There was a 15 year span in my adult life during which I did not shave my legs. Ever.
I had spent the previous seven or so years of my life shaving my adolescent legs, because “we have to.” I hated every wasted minute, every painful red rash bump, every time the stupid guy who sat in front of me in history class would reach back and caress my shin and say either, “Ooo, smooth, who are you trying to seduce?” or “Oh, stubble, time to shave!” In the way the a lot of teenage girls do not question cultural assumptions or the asinine way that people communicate them, I would inevitably feel alternately whorish or ugly. And I continued to scrape the sharp metal against my skin.
Until I moved to Oregon in my early twenties.
Now, I know, there is electrolysis, hair removing cream, waxing, and a myriad of other methods. BUT WHY? Why do we continue to adhere to the purely vain idea that women must spend time, money and energy regressing to a prepubescent body by removing the natural covering of half their bodies?
Well I wasn’t going to do it anymore.
For those of you who have not had the singular experience of living in an area inhabited by a significant population of freaks, you will not understand the ease with which this decision is made. You can walk down the street in shorts, leg hair flapping in the breeze (and to impress you further, my skin is quite pale and my body hair, minus the grey on my head, is quite dark), and no one will bat an eye. When you are surrounded by folks with their entire faces tattooed, by young people, white and black, with their hair in long scroungy dreads, by piercings and earhole-widening plugs and green spiked hair, the most likely reaction to a woman whose sole foray out of the norm is her hairy legs will be, “Geez, why are you such a square?!”
Thus, 15 blissful years.
Granted, it took me a while to overcome my cultural training and stop being repulsed by the sight of my own bare legs. It helped that I saw others similar to me. I always wanted to high five these women, thank them for being a weirdo like me, but I thought it might progress the cause further if I just acted cool, as though saying “What’s the big deal?” might make it so for the rest of the world.

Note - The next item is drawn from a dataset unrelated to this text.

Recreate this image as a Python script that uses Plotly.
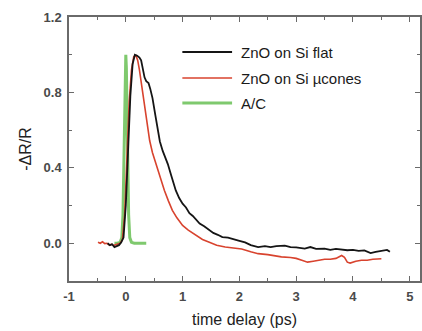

I also had, about five years into this experiment, what might be considered a healing dream of sorts: I was sitting in a circle of men, all of us in shorts, our legs casually stretched out toward the middle of the circle so that when you looked down you couldn’t tell us apart. It fit so satisfyingly into my gender ideal, which is that each person be seen for who they are as an individual and not be immediately put into a box based on the type of genitals they (presumably) possessed.
It was a habit that would be called into question when I met the man who is now my husband.
He is far too kind and understanding to have demanded or even suggested that I shave. But I knew. I could tell by those subtle clues that one must use with those selflessly thoughtful people to find out what they really think. So I began to shave occasionally, usually just up to my knees. Heck, I supposed that in doing so I was meeting him halfway. Seemed fair.
And now? Well, dear readers, I am currently living in the South. The days of freakdom have (temporarily?) come to a close and I suspect that a stroll down the avenue with gorilla limbs would not be well received.
But I still hate it. My poor gams are stinging as we speak. I wonder if they might be willing to walk all the way back to the Land of the Weird and reclaim their right to be shaggy.